There are surprisingly few recordings of Max Reger’s very convincing arrangements of Bach’s six Brandenburg Concertos. In fact, the only recording of all six of them—as far as I know, anyway—is a set that was released on LP by the Musical Heritage Society, featuring pianists Martin Berkofsky and David Hagan. It’s serviceable, although aggressively recorded, and (obviously) out of print. Peter Rösel and Santiago Rodriguez also recorded Concerto No. 5, for Elan Recordings. That’s a better recording, but it is even harder to find than the MHS LPs. Let’s hope that this strong and joyful performance by Piano Duo Takahashi-Lehmann encourages Audite to ask these performers to record the remaining five. I’d buy it.
György Kurtág’s Bach transcriptions are somewhat better represented on disc, including on an ECM New Series disc that features the composer himself with his wife, Márta. These are extraordinarily subtle works. For example, at times Kurtág asks the pianists to cross their own or each other’s arms as they play. This is not a circus stunt, but still trickery of a sort, because the departure from traditional playing positions forces a rethinking of the music, and thus produces changes in the “expressive microcosm,” to use the booklet annotator’s apt phrase. A YouTube video (youtube.com/watch?v=Z8lTh58jhA8) of the aged Kurtágs playing some of these works is very moving, but the present performers certainly are sensitive to what is going on here, and these are beautiful readings. It’s worth mentioning that Kurtág’s setting of O Lamm Gottes unschuldig uses doublings of the melody at octaves or fifths in order to mimic an organ’s overtone stops. You will swear that another instrument is being played, but it’s all piano!
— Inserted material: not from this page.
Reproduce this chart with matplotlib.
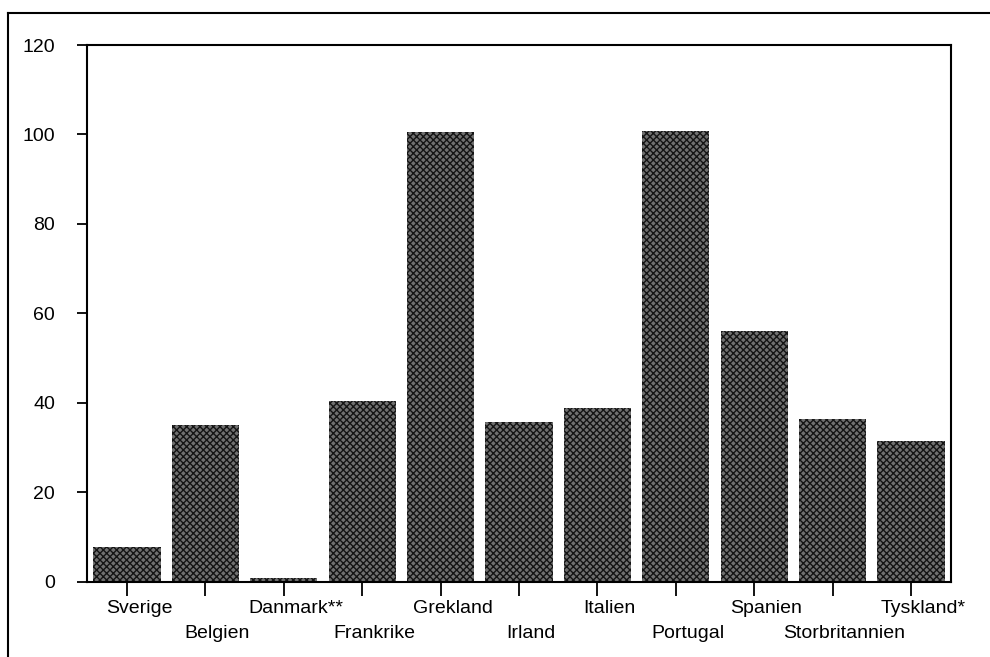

For Bernd Alois Zimmermann’s Monologues, Norie Takahashi and Björn Lehmann leave each other’s side for 18 minutes and sit at their own pianos. (They remain separated for the Brahms.) Monologues contains five sections, and most of them include fragments of music by Bach, Beethoven, Debussy, and Messiaen to create what the composer called “music about music.” Zimmermann had the idea that time was not a line but a sphere, and that cosmic time and an individual’s “inner time” were not necessarily in sync. He described this as “pluralistic chronological simultaneity,” and expressed it musically through the insertion of quotations into his own works. Thus (we are asked to consider in the booklet note), his Monologues “embody the concept for this CD.” Whether you buy that or not probably will determine how you feel about Monologues. Perhaps ironically, it seems a little dated to me, but I might need more time to grow into it. The present performers plunge into this work unreservedly.
The last piece on this CD is Brahms’s famous Haydn Variations. The version for two pianos predated the orchestral version. Other than that, little needs to be said about the music itself, probably. As for the performance, I find it refined, hush-hush sensitive, and interpreted almost to the point of preciousness. It’s as if Elisabeth Schwarzkopf cloned herself and both of them took up the piano. My impression of Brahms was that he was unaffected, and that’s a quality I listen for in his music as well. Piano Duo Takahashi-Lehmann seems to have other ideas, and while I can respect them I do not share them. This is fussy, finicky Brahms.
I’ll come back to this disc for the Bach/Reger and the Bach/Kurtág, and not so much for the Zimmermann and Brahms. There’s no denying, however, that Norie Takahashi and Björn Lehmann are thoughtful and superbly capable musicians.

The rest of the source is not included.